Finance ERP licensing is being reshaped by broader automation, embedded analytics and AI-assisted ERP capabilities. As workflow automation expands, more users may interact indirectly with ERP through approvals, bots, portals and integrated applications. That weakens the usefulness of simplistic named-user assumptions. At the same time, business intelligence and real-time reporting increase demand for data access, retention and integration throughput. Enterprises should expect future contracts to place more emphasis on data services, API consumption, environment segmentation and governance tooling.
Operational resilience is also becoming a board-level concern. Licensing and deployment decisions should therefore be reviewed through the lens of recovery objectives, security accountability and service continuity. Multi-tenant SaaS can offer strong standardization, but dedicated or private cloud may remain preferable where isolation, custom controls or regional compliance are material. For organizations modernizing legacy finance estates, hybrid cloud will continue to be relevant because migration rarely happens in a single cutover. The practical implication is clear: negotiate for flexibility now, because future architecture changes are expensive when the contract assumes a static operating model.
Executive Conclusion
A finance ERP licensing comparison should not ask which vendor offers the lowest visible price. It should ask which commercial structure best supports predictable budgeting, scalable adoption, sound governance and manageable exit risk over the life of the platform. Per-user, role-based, module-based, consumption and unlimited-user models all have valid use cases, but each behaves differently once finance ERP becomes a cross-functional system of record. The most resilient decisions come from linking licensing to deployment architecture, integration strategy, compliance obligations and growth assumptions.

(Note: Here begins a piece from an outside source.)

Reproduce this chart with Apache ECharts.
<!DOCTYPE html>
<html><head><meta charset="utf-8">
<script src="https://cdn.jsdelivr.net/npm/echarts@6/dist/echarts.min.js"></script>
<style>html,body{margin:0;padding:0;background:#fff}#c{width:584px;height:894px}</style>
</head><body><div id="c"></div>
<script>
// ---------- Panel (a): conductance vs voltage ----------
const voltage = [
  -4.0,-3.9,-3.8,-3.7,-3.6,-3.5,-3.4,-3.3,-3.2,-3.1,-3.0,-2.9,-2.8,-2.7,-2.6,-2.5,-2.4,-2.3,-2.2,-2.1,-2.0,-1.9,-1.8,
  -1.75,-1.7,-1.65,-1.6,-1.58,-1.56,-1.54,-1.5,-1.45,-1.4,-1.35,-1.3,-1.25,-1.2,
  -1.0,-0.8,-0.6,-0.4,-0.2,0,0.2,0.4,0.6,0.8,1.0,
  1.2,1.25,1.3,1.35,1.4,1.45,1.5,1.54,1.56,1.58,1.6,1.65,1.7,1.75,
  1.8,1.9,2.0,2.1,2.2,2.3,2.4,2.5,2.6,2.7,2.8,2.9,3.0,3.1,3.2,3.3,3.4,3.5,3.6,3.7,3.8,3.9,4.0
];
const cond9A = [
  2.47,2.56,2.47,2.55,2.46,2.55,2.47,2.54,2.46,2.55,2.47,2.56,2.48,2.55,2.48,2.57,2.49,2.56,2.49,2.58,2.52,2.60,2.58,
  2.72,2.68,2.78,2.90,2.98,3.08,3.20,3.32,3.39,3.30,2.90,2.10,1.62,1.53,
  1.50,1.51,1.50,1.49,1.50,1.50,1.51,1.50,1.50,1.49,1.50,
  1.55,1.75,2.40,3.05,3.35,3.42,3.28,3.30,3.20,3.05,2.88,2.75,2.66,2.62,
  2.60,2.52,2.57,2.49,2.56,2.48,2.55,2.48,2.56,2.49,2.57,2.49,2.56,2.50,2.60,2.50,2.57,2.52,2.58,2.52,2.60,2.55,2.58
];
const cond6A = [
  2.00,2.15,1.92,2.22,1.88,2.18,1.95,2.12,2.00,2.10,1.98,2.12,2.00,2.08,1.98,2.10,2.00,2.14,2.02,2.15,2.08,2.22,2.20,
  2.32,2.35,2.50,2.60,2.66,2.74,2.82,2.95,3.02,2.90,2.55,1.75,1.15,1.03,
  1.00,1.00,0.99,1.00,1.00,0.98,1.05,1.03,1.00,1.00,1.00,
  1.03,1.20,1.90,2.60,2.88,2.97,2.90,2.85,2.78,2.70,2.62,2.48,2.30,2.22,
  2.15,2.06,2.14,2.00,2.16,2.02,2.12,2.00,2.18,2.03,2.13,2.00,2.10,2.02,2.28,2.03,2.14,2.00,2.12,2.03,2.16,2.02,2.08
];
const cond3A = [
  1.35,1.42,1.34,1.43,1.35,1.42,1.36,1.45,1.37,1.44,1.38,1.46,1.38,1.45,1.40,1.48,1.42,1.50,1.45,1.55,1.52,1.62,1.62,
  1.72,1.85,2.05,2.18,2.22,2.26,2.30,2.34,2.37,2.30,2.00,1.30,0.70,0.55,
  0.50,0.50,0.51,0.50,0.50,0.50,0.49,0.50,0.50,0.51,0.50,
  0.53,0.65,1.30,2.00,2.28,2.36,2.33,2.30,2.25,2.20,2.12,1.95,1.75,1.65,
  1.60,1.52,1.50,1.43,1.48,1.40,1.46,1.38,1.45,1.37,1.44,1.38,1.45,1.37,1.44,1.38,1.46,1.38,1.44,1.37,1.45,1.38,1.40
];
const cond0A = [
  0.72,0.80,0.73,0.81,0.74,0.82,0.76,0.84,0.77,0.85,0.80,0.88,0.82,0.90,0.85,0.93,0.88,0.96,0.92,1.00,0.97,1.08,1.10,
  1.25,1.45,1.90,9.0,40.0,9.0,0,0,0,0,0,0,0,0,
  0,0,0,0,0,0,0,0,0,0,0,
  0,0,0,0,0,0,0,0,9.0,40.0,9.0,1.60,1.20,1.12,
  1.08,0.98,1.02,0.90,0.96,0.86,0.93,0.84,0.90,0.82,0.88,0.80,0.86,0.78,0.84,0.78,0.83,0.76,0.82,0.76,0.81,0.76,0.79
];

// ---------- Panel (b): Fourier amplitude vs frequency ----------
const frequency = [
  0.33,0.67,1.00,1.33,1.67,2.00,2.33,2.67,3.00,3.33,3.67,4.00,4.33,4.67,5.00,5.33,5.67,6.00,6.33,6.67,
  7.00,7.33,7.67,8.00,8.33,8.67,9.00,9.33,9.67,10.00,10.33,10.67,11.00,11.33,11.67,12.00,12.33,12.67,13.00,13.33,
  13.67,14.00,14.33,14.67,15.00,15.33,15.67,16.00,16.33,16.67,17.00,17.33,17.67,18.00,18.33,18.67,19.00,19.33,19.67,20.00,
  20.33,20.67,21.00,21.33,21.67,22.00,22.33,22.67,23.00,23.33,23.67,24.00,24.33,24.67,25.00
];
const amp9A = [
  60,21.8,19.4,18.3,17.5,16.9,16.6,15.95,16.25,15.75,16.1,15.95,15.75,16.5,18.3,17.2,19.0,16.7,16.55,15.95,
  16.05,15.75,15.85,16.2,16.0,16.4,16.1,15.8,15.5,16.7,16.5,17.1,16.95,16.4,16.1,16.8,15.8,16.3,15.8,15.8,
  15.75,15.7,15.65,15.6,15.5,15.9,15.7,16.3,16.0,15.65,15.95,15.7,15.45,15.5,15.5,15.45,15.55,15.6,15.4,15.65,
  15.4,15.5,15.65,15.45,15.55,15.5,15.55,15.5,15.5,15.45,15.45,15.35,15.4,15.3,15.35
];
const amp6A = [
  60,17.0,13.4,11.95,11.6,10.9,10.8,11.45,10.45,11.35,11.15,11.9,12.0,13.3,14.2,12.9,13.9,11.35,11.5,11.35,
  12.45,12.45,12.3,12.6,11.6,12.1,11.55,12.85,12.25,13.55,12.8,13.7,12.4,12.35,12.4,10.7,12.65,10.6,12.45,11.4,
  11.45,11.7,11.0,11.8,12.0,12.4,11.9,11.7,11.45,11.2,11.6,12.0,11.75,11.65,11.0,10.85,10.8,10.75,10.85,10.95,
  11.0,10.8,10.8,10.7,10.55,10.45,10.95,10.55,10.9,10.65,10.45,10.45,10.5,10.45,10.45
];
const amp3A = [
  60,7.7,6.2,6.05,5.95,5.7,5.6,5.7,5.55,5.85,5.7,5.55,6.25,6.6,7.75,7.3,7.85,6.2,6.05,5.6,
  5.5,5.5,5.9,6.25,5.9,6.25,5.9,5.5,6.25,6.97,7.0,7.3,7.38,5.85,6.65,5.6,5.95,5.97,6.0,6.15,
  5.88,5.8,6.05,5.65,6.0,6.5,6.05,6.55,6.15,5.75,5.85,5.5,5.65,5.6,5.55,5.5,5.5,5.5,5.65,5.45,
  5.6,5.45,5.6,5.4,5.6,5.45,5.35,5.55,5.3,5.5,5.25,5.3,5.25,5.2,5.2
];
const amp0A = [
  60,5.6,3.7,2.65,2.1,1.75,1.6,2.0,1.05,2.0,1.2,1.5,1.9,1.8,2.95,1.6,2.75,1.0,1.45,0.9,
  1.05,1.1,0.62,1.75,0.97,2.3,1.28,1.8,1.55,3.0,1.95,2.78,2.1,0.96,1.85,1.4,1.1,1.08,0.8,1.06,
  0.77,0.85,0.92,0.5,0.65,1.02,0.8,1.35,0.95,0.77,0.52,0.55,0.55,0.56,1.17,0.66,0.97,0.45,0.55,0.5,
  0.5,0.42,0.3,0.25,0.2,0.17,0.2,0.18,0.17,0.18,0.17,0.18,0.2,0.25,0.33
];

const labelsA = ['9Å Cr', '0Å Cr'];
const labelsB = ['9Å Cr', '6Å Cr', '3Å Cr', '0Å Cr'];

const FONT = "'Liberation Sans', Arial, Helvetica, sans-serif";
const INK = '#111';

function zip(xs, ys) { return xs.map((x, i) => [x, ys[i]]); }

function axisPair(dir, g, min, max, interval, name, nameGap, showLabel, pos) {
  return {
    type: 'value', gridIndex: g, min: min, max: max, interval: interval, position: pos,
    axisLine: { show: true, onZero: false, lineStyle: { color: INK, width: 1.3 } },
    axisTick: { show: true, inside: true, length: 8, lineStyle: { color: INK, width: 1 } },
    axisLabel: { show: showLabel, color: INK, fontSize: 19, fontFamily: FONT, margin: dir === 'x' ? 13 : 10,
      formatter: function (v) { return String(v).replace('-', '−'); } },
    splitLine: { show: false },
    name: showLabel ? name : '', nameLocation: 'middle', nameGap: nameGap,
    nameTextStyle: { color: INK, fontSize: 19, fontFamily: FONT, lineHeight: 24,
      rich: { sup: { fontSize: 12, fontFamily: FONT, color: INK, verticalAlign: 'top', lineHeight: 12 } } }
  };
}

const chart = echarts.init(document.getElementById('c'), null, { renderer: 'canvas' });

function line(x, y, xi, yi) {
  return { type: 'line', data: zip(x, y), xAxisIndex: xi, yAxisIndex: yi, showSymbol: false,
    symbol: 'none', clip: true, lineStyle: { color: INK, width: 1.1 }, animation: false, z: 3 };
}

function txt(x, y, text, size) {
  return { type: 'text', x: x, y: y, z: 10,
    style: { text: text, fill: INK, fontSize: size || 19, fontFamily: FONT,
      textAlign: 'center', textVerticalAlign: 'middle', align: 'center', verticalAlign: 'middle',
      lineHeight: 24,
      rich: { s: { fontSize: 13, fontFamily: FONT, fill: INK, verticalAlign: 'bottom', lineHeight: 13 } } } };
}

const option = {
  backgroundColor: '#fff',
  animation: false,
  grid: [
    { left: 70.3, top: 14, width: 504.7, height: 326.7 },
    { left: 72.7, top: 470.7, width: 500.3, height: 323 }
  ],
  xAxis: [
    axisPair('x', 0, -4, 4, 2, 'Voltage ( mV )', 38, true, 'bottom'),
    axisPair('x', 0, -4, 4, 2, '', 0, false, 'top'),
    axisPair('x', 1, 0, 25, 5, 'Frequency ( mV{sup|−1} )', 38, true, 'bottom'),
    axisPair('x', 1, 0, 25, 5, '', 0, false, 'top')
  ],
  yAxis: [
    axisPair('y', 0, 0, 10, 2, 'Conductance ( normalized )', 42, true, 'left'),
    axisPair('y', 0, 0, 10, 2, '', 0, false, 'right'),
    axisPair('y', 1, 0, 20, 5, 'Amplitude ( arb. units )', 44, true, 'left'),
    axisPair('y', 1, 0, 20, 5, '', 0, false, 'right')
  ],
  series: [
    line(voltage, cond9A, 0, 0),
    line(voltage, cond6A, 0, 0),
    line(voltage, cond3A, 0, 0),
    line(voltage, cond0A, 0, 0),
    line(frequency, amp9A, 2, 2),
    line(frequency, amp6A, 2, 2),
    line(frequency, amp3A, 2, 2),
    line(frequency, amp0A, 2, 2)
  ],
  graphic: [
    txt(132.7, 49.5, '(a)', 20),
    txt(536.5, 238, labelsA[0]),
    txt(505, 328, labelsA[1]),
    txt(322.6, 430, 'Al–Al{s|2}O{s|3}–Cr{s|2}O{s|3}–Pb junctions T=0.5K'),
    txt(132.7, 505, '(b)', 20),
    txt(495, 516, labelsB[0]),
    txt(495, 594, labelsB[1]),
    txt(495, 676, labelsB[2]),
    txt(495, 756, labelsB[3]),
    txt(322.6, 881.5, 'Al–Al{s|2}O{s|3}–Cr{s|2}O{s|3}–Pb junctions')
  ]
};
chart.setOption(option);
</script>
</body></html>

For executive teams, the recommendation is to negotiate from scenario-based TCO, not from list-price discounts. Define user growth, entity expansion, automation plans, support expectations and migration pathways before commercial discussions begin. Protect data portability, cap cost escalators and clarify operational responsibilities across SaaS, dedicated cloud, private cloud and hybrid cloud options. Where partner enablement, white-label ERP or managed operations are strategic, evaluate providers that support ecosystem flexibility rather than forcing a rigid commercial model. That is where a partner-first approach, including options such as SysGenPro when relevant, can add value without changing the core principle: the best ERP licensing strategy is the one that preserves business leverage as the enterprise evolves.